Me: it’s so anticipatory
Part of me had always wanted to run for president. Not like this. I felt something crumbling inside of me as they reached for words. Never the right ones.
Words flat, empty, borrowed, re-polished––blue. His promises felt like ghosts.
Words short, hateful, lying, intrusive––red. His passion felt like danger.
Answers given out as carelessly as candy––offered as filler until the next possible moment to attack the other. To shove meat down our throats and ignore the dying animal of democracy.
Me: i’m just on edge the whole time
Hoping Biden will get it right, begging him to.

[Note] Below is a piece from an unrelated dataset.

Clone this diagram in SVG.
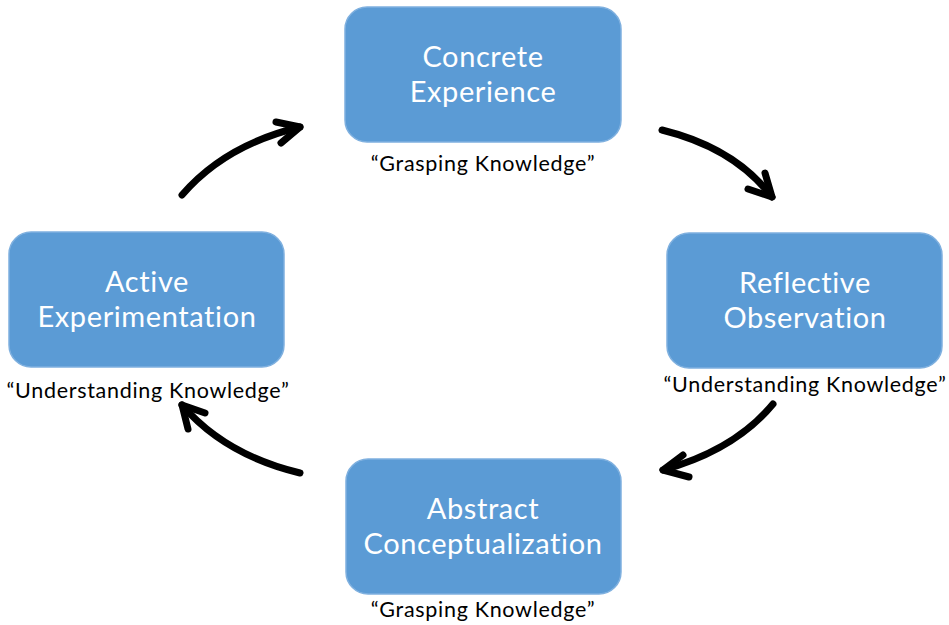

Of course, he’s already had his shot. But we love giving infinite chances to the intimately few.
Trump, of course, knows this.
You: i totally get that
i feel like sunday is the day to cry. its when everything i held in all week comes out
After the debate was over, I pulled out a pad of blue Post-it notes, and wrote in thick, dark ink. I wrote down what I wanted to do, and who I wanted to be.
Like the candidates on screen, I didn’t think.
“…I want to be a lawyer. I want to fight for something bigger than I will ever be. I want to be a writer. I want my words to re-arrange the world and give people hope, so they can be the change themselves…”
Me: i love you
You: i love you too
The election will come and go. The notes will stay on my wall.